■ **Brief**
Starting at the first line of the listing below, repeat each line exactly until the line containing "from bokeh.resources import INLINE", which you include. Leave out pictures.

■ **Collected data**
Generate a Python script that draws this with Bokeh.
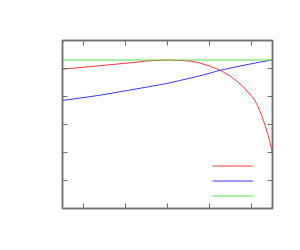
from bokeh.plotting import figure
from bokeh.models import Legend, LegendItem, LinearAxis, FixedTicker, Range1d
from bokeh.embed import file_html
from bokeh.resources import INLINE

# data
red_x = [-0.495, 0.393, 1.179, 1.583, 1.988, 2.298, 2.536, 2.774, 3.012, 3.25, 3.488, 3.726, 3.845, 3.964, 4.06, 4.155, 4.226, 4.298, 4.4, 4.495]
red_y = [4.979, 5.100, 5.214, 5.279, 5.300, 5.285, 5.264, 5.196, 5.082, 4.939, 4.736, 4.457, 4.279, 4.082, 3.904, 3.636, 3.386, 3.082, 2.6, 2.011]
blue_x = [-0.495, 0.393, 1.179, 1.988, 2.774, 3.012, 3.25, 3.845, 4.495]
blue_y = [3.857, 4.046, 4.25, 4.464, 4.739, 4.836, 4.936, 5.125, 5.31]
green_x = [-0.5, 4.5]
green_y = [5.304, 5.304]
x_ticks = [0, 1, 2, 3, 4]
y_ticks = [1, 2, 3, 4, 5]

p = figure(width=292, height=242, frame_width=210, frame_height=168,
           output_backend="svg", toolbar_location=None,
           x_range=Range1d(-0.5, 4.5), y_range=Range1d(0, 6),
           x_axis_location=None, y_axis_location=None,
           min_border_left=62, min_border_top=40, min_border_right=20, min_border_bottom=34)
p.grid.visible = False
p.background_fill_color = "white"
p.border_fill_color = "white"
p.outline_line_color = "#707070"
p.outline_line_width = 1.5

for side, ticks in (("below", x_ticks), ("above", x_ticks), ("left", y_ticks), ("right", y_ticks)):
    ax = LinearAxis(ticker=FixedTicker(ticks=ticks))
    ax.major_tick_in = 5
    ax.major_tick_out = 0
    ax.minor_tick_line_color = None
    ax.major_label_text_color = None
    ax.axis_line_color = "#707070"
    ax.axis_line_width = 1.5
    ax.major_tick_line_color = "#707070"
    ax.major_tick_line_width = 1
    p.add_layout(ax, side)

r1 = p.line(red_x, red_y, line_color="#ff3a3a", line_width=1)
r2 = p.line(blue_x, blue_y, line_color="#3a3aff", line_width=1)
r3 = p.line(green_x, green_y, line_color="#50e050", line_width=1)

legend = Legend(items=[LegendItem(label=" ", renderers=[r1]),
                       LegendItem(label=" ", renderers=[r2]),
                       LegendItem(label=" ", renderers=[r3])],
                location=(150, 5), glyph_width=41, glyph_height=15, spacing=0,
                padding=0, margin=0, label_standoff=0, label_width=0,
                label_text_color=None, border_line_color=None,
                background_fill_alpha=0)
p.add_layout(legend, "center")

open("out.html", "w").write(file_html(p, INLINE))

■ **Response below**
Generate a Python script that draws this with Bokeh.
from bokeh.plotting import figure
from bokeh.models import Legend, LegendItem, LinearAxis, FixedTicker, Range1d
from bokeh.embed import file_html
from bokeh.resources import INLINE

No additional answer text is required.